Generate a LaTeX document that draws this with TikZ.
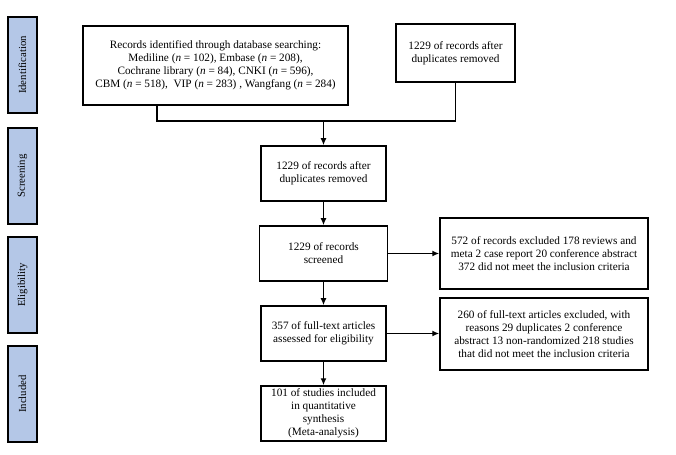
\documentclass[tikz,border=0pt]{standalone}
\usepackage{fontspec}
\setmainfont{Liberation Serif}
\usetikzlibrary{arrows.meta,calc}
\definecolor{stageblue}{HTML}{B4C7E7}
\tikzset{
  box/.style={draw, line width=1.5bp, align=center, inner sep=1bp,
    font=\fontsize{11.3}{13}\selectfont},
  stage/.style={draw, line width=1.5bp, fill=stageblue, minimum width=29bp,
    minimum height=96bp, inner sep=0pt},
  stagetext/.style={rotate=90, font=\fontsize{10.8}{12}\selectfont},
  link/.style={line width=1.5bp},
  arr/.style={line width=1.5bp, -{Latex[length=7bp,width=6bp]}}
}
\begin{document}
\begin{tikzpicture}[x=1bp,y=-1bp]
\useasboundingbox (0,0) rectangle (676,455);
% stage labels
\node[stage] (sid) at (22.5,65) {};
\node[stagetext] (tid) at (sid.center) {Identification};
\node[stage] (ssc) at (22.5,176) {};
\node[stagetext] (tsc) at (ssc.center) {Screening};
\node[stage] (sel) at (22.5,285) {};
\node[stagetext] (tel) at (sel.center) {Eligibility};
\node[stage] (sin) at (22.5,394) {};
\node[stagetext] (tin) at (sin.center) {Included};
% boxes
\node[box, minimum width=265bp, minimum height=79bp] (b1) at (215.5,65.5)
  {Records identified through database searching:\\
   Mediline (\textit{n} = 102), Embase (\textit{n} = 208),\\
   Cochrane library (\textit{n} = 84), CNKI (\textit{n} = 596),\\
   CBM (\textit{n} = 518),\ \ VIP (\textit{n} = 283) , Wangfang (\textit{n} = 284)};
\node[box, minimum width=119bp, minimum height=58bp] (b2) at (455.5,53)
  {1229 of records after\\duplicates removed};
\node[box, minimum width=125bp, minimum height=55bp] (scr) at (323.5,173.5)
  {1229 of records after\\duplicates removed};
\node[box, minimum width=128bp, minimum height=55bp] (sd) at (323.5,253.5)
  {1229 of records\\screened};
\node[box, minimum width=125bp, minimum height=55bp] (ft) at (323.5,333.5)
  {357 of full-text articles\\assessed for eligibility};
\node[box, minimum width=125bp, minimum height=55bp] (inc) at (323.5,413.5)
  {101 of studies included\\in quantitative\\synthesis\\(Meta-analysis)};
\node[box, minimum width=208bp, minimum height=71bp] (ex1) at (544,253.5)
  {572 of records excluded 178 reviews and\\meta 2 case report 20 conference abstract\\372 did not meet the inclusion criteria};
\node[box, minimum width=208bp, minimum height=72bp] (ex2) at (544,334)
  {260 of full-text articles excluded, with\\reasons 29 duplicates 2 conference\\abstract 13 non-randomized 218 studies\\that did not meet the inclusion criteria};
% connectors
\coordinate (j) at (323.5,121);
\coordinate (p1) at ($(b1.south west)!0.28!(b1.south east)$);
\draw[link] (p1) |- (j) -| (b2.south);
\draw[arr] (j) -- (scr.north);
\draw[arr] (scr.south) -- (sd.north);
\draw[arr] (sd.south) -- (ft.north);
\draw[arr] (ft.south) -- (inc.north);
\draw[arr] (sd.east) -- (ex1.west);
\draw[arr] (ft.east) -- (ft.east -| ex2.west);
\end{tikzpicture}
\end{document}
---+---
In the copy, include no pictures; restate the listing above exactly.

Generate a LaTeX document that draws this with TikZ.
\documentclass[tikz,border=0pt]{standalone}
\usepackage{fontspec}
\setmainfont{Liberation Serif}
\usetikzlibrary{arrows.meta,calc}
\definecolor{stageblue}{HTML}{B4C7E7}
\tikzset{
  box/.style={draw, line width=1.5bp, align=center, inner sep=1bp,
    font=\fontsize{11.3}{13}\selectfont},
  stage/.style={draw, line width=1.5bp, fill=stageblue, minimum width=29bp,
    minimum height=96bp, inner sep=0pt},
  stagetext/.style={rotate=90, font=\fontsize{10.8}{12}\selectfont},
  link/.style={line width=1.5bp},
  arr/.style={line width=1.5bp, -{Latex[length=7bp,width=6bp]}}
}
\begin{document}
\begin{tikzpicture}[x=1bp,y=-1bp]
\useasboundingbox (0,0) rectangle (676,455);
% stage labels
\node[stage] (sid) at (22.5,65) {};
\node[stagetext] (tid) at (sid.center) {Identification};
\node[stage] (ssc) at (22.5,176) {};
\node[stagetext] (tsc) at (ssc.center) {Screening};
\node[stage] (sel) at (22.5,285) {};
\node[stagetext] (tel) at (sel.center) {Eligibility};
\node[stage] (sin) at (22.5,394) {};
\node[stagetext] (tin) at (sin.center) {Included};
% boxes
\node[box, minimum width=265bp, minimum height=79bp] (b1) at (215.5,65.5)
  {Records identified through database searching:\\
   Mediline (\textit{n} = 102), Embase (\textit{n} = 208),\\
   Cochrane library (\textit{n} = 84), CNKI (\textit{n} = 596),\\
   CBM (\textit{n} = 518),\ \ VIP (\textit{n} = 283) , Wangfang (\textit{n} = 284)};
\node[box, minimum width=119bp, minimum height=58bp] (b2) at (455.5,53)
  {1229 of records after\\duplicates removed};
\node[box, minimum width=125bp, minimum height=55bp] (scr) at (323.5,173.5)
  {1229 of records after\\duplicates removed};
\node[box, minimum width=128bp, minimum height=55bp] (sd) at (323.5,253.5)
  {1229 of records\\screened};
\node[box, minimum width=125bp, minimum height=55bp] (ft) at (323.5,333.5)
  {357 of full-text articles\\assessed for eligibility};
\node[box, minimum width=125bp, minimum height=55bp] (inc) at (323.5,413.5)
  {101 of studies included\\in quantitative\\synthesis\\(Meta-analysis)};
\node[box, minimum width=208bp, minimum height=71bp] (ex1) at (544,253.5)
  {572 of records excluded 178 reviews and\\meta 2 case report 20 conference abstract\\372 did not meet the inclusion criteria};
\node[box, minimum width=208bp, minimum height=72bp] (ex2) at (544,334)
  {260 of full-text articles excluded, with\\reasons 29 duplicates 2 conference\\abstract 13 non-randomized 218 studies\\that did not meet the inclusion criteria};
% connectors
\coordinate (j) at (323.5,121);
\coordinate (p1) at ($(b1.south west)!0.28!(b1.south east)$);
\draw[link] (p1) |- (j) -| (b2.south);
\draw[arr] (j) -- (scr.north);
\draw[arr] (scr.south) -- (sd.north);
\draw[arr] (sd.south) -- (ft.north);
\draw[arr] (ft.south) -- (inc.north);
\draw[arr] (sd.east) -- (ex1.west);
\draw[arr] (ft.east) -- (ft.east -| ex2.west);
\end{tikzpicture}
\end{document}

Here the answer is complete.